Nella capitale Yerevan (di fronte al nuovo stadio di calcio) sono da visitare: l’interessante Casa-museo dell’artista d’avanguardia, nonché regista Sergei Parajanov; il museo “Matenadaran”, dove sono conservati pergamene, stampe d’arte, 17.000 manoscritti e preziose opere miniate; e quello della fortezza “Erebuni”, dove è esposta una targa in caratteri cuneiformi che riporta la data di fondazione dell’attuale capitale (782 a.C.). Di sera, nella Piazza della Repubblica – tra il Palazzo del Governo, il Museo nazionale di storia (con i custodi statali di epoca sovietica) e il Teatro dell’Opera – si può ammirare lo spettacolo “Fontane di luci e musica” oppure si può salire alla “Cascade” che domina dalla collina tutta la città (lungo la via d’accesso si possono ammirare due sculture dell’artista Botero ed alcuni localini caratteristici).

La città è molto trafficata (dai veicoli di grossa cilindrata ai furgoni privati utilizzati normalmente per il trasporto pubblico); lungo la strada che porta all’aeroporto di “Zvartnots” ci sono numerosi club e piccoli casinò. Negli ultimi anni importanti operatori stranieri (soprattutto americani ed europei) hanno investito in questo Paese emergente; nella centrale isola pedonale urbana sono sorti alcuni negozi italiani d’alta moda (Armani, Stefanel, Dolce e Gabbana e Luisa Spagnoli). Al mercato cittadino di “Hayastan” si possono gustare buone spremute di melograno (che il simbolo nazionale) o acquistare squisite albicocche e frutta secca confezionata in artistici canestri; di sabato si possono fare buoni acquisti di raffinati oggetti d’artigianato nel mercatino di modernariato “Vernissage”.

Nel 2001 Papa Giovanni Paolo II ha consacrato la nuova cattedrale di “Surp Grigor Lusavorich” (confinante con i quartieri poveri della città) che ha sostituito quella più piccola di “Surp Sargis”; e l’unica e antica Moschea Blu è tutt’ora in fase di restauro.

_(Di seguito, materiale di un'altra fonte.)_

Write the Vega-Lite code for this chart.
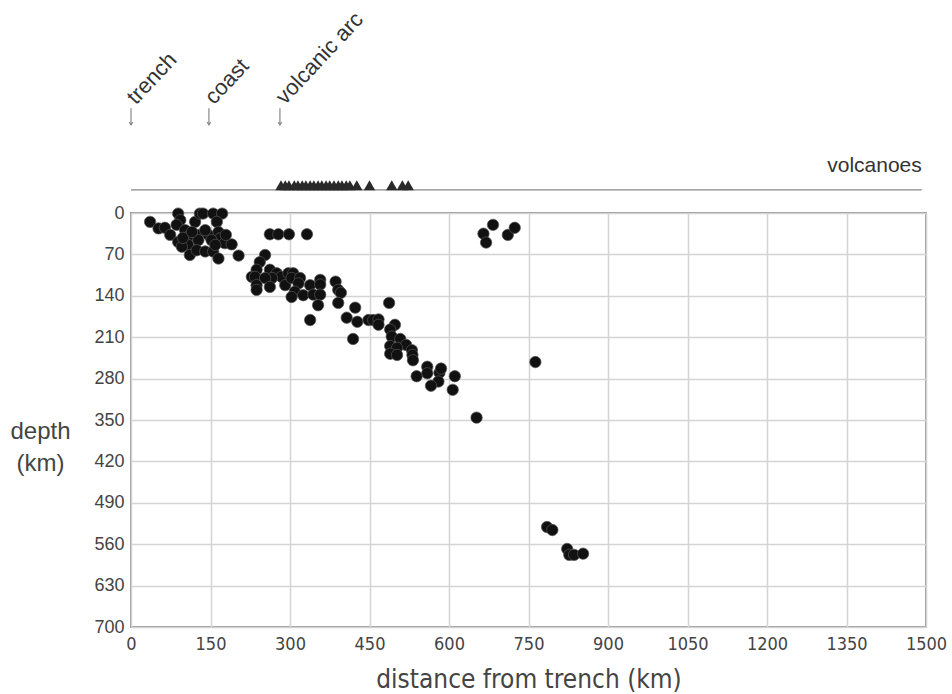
{
  "$schema": "https://vega.github.io/schema/vega-lite/v6.json",
  "width": 795,
  "height": 414,
  "autosize": {"type": "none"},
  "padding": {"left": 131, "top": 213, "right": 26, "bottom": 67},
  "background": "white",
  "config": {
    "view": {"stroke": "#999", "strokeWidth": 2},
    "axis": {"grid": true, "gridColor": "#d4d4d4", "gridWidth": 1.5, "ticks": false, "domain": false, "labelColor": "#444", "titleColor": "#444", "titleFontWeight": "normal", "labelOverlap": false, "labelFlush": false}
  },
  "datasets": {
    "quakes": [
      {"distance": 36, "depth": 15}, {"distance": 52, "depth": 26}, {"distance": 64, "depth": 25}, {"distance": 74, "depth": 37},
      {"distance": 89, "depth": 1}, {"distance": 93, "depth": 12}, {"distance": 86, "depth": 20}, {"distance": 102, "depth": 29},
      {"distance": 121, "depth": 15}, {"distance": 130, "depth": 1}, {"distance": 136, "depth": 1}, {"distance": 155, "depth": 1},
      {"distance": 172, "depth": 1}, {"distance": 162, "depth": 15}, {"distance": 89, "depth": 49}, {"distance": 108, "depth": 40},
      {"distance": 108, "depth": 54}, {"distance": 127, "depth": 37}, {"distance": 127, "depth": 46}, {"distance": 146, "depth": 37},
      {"distance": 165, "depth": 32}, {"distance": 168, "depth": 43}, {"distance": 152, "depth": 46}, {"distance": 177, "depth": 51},
      {"distance": 190, "depth": 53}, {"distance": 111, "depth": 71}, {"distance": 124, "depth": 63}, {"distance": 140, "depth": 65},
      {"distance": 155, "depth": 65}, {"distance": 165, "depth": 77}, {"distance": 159, "depth": 54}, {"distance": 203, "depth": 72},
      {"distance": 96, "depth": 57}, {"distance": 98, "depth": 42}, {"distance": 140, "depth": 29}, {"distance": 115, "depth": 32},
      {"distance": 179, "depth": 37},
      {"distance": 262, "depth": 36}, {"distance": 278, "depth": 36}, {"distance": 298, "depth": 36}, {"distance": 332, "depth": 36},
      {"distance": 253, "depth": 71}, {"distance": 243, "depth": 83}, {"distance": 237, "depth": 96}, {"distance": 228, "depth": 108},
      {"distance": 234, "depth": 108}, {"distance": 262, "depth": 96}, {"distance": 275, "depth": 102}, {"distance": 284, "depth": 108},
      {"distance": 266, "depth": 110}, {"distance": 253, "depth": 110}, {"distance": 237, "depth": 122}, {"distance": 237, "depth": 130},
      {"distance": 262, "depth": 125}, {"distance": 291, "depth": 122}, {"distance": 297, "depth": 102}, {"distance": 306, "depth": 102},
      {"distance": 303, "depth": 110}, {"distance": 319, "depth": 110}, {"distance": 316, "depth": 119}, {"distance": 309, "depth": 133},
      {"distance": 303, "depth": 142}, {"distance": 325, "depth": 139}, {"distance": 338, "depth": 122}, {"distance": 344, "depth": 138},
      {"distance": 357, "depth": 113}, {"distance": 357, "depth": 121}, {"distance": 357, "depth": 138}, {"distance": 353, "depth": 156},
      {"distance": 338, "depth": 181}, {"distance": 386, "depth": 116}, {"distance": 391, "depth": 130}, {"distance": 396, "depth": 135},
      {"distance": 391, "depth": 152}, {"distance": 423, "depth": 160}, {"distance": 407, "depth": 177}, {"distance": 427, "depth": 184},
      {"distance": 419, "depth": 213}, {"distance": 448, "depth": 181}, {"distance": 457, "depth": 181}, {"distance": 467, "depth": 180},
      {"distance": 467, "depth": 189}, {"distance": 487, "depth": 152}, {"distance": 498, "depth": 189}, {"distance": 489, "depth": 197},
      {"distance": 492, "depth": 209}, {"distance": 508, "depth": 213}, {"distance": 519, "depth": 223}, {"distance": 489, "depth": 225},
      {"distance": 502, "depth": 228}, {"distance": 530, "depth": 232}, {"distance": 489, "depth": 238}, {"distance": 502, "depth": 240},
      {"distance": 531, "depth": 240}, {"distance": 532, "depth": 249}, {"distance": 539, "depth": 276}, {"distance": 559, "depth": 260},
      {"distance": 559, "depth": 271}, {"distance": 582, "depth": 270}, {"distance": 585, "depth": 263}, {"distance": 580, "depth": 285},
      {"distance": 566, "depth": 292}, {"distance": 611, "depth": 276}, {"distance": 607, "depth": 299}, {"distance": 652, "depth": 346},
      {"distance": 763, "depth": 252},
      {"distance": 665, "depth": 35}, {"distance": 670, "depth": 50}, {"distance": 683, "depth": 20}, {"distance": 711, "depth": 37},
      {"distance": 724, "depth": 25},
      {"distance": 785, "depth": 531}, {"distance": 795, "depth": 536}, {"distance": 823, "depth": 568}, {"distance": 827, "depth": 578},
      {"distance": 836, "depth": 578}, {"distance": 853, "depth": 576}
    ],
    "volcanoes": [
      {"distance": 283}, {"distance": 291}, {"distance": 298}, {"distance": 308}, {"distance": 315}, {"distance": 323},
      {"distance": 330}, {"distance": 338}, {"distance": 345}, {"distance": 353}, {"distance": 360}, {"distance": 368},
      {"distance": 375}, {"distance": 383}, {"distance": 391}, {"distance": 398}, {"distance": 406}, {"distance": 413},
      {"distance": 426}, {"distance": 450}, {"distance": 492}, {"distance": 512}, {"distance": 523}
    ],
    "markers": [
      {"distance": 0, "label": "trench"},
      {"distance": 147, "label": "coast"},
      {"distance": 281, "label": "volcanic arc"}
    ]
  },
  "layer": [
    {
      "data": {"name": "quakes"},
      "mark": {"type": "point", "shape": "circle", "filled": true, "size": 130, "color": "#111", "stroke": "#555", "strokeWidth": 0.7, "opacity": 1},
      "encoding": {
        "x": {"field": "distance", "type": "quantitative", "scale": {"domain": [0, 1500], "nice": false, "zero": false},
          "axis": {"values": [0, 150, 300, 450, 600, 750, 900, 1050, 1200, 1350, 1500], "format": "d", "labelFont": "DejaVu Sans Condensed, Liberation Sans, sans-serif", "labelFontSize": 18, "labelPadding": 8, "titleFont": "DejaVu Sans Condensed, Liberation Sans, sans-serif", "titleFontSize": 26, "titlePadding": 13},
          "title": "distance from trench (km)"},
        "y": {"field": "depth", "type": "quantitative", "scale": {"domain": [0, 700], "nice": false, "zero": false, "reverse": true},
          "axis": {"values": [0, 70, 140, 210, 280, 350, 420, 490, 560, 630, 700], "format": "d", "labelFont": "Liberation Sans, sans-serif", "labelFontSize": 18, "labelPadding": 7, "titleFont": "Liberation Sans, sans-serif", "titleFontSize": 24, "titleAngle": 0, "titleAlign": "center", "titleBaseline": "middle", "titleX": -91, "titleY": 218, "titleLineHeight": 32},
          "title": ["depth", "(km)"]}
      }
    },
    {
      "data": {"values": [{}]},
      "mark": {"type": "rule", "color": "#888", "strokeWidth": 1.2},
      "encoding": {
        "x": {"datum": 0, "type": "quantitative"},
        "x2": {"datum": 1492},
        "y": {"datum": -39, "type": "quantitative"}
      }
    },
    {
      "data": {"name": "volcanoes"},
      "mark": {"type": "point", "shape": "triangle-up", "filled": true, "size": 130, "color": "#2a2a2a", "opacity": 1},
      "encoding": {
        "x": {"field": "distance", "type": "quantitative", "title": "distance from trench (km)"},
        "y": {"datum": -47, "type": "quantitative"}
      }
    },
    {
      "data": {"name": "markers"},
      "mark": {"type": "rule", "color": "#888", "strokeWidth": 1.2},
      "encoding": {
        "x": {"field": "distance", "type": "quantitative", "title": "distance from trench (km)"},
        "y": {"datum": -177, "type": "quantitative"},
        "y2": {"datum": -149}
      }
    },
    {
      "data": {"name": "markers"},
      "mark": {"type": "point", "shape": "M-1,-1.6L0,0L1,-1.6", "filled": false, "size": 12, "stroke": "#888", "strokeWidth": 1.2, "opacity": 1},
      "encoding": {
        "x": {"field": "distance", "type": "quantitative", "title": "distance from trench (km)"},
        "y": {"datum": -149, "type": "quantitative"}
      }
    },
    {
      "data": {"name": "markers"},
      "mark": {"type": "text", "angle": -47, "align": "left", "baseline": "middle", "font": "Liberation Sans, sans-serif", "fontSize": 22, "color": "#333"},
      "encoding": {
        "x": {"field": "distance", "type": "quantitative", "title": "distance from trench (km)"},
        "y": {"datum": -190, "type": "quantitative"},
        "text": {"field": "label"}
      }
    },
    {
      "data": {"values": [{"label": "volcanoes"}]},
      "mark": {"type": "text", "align": "right", "baseline": "middle", "font": "Liberation Sans, sans-serif", "fontSize": 21, "color": "#333"},
      "encoding": {
        "x": {"datum": 1492, "type": "quantitative"},
        "y": {"datum": -80, "type": "quantitative"},
        "text": {"field": "label"}
      }
    }
  ]
}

La settimana è terminata – anzi volata – e una nostalgia mi assale nel volo notturno che mi riporta in Italia. Nella dogana dell’aeroporto di Vienna – nell’attesa che l’Armenia entri al più presto nell’Unione Europea – un finanziere mi sequestra una bottiglia di cognacArarat” (nonostante l’avessi acquistata al duty-free e riposta dall’addetto in un’apposita confezione sigillata), riportandomi così nella realtà della burocratica normativa europea.

Comunque sia, mi rimangono duemila immagini, ricordi bellissimi e la voglia di coinvolgere una parrocchia carpigiana in un pellegrinaggio nella terra antica dei “Fratelli armeni in Cristo”; prima che diventino troppo occidentali e moderni.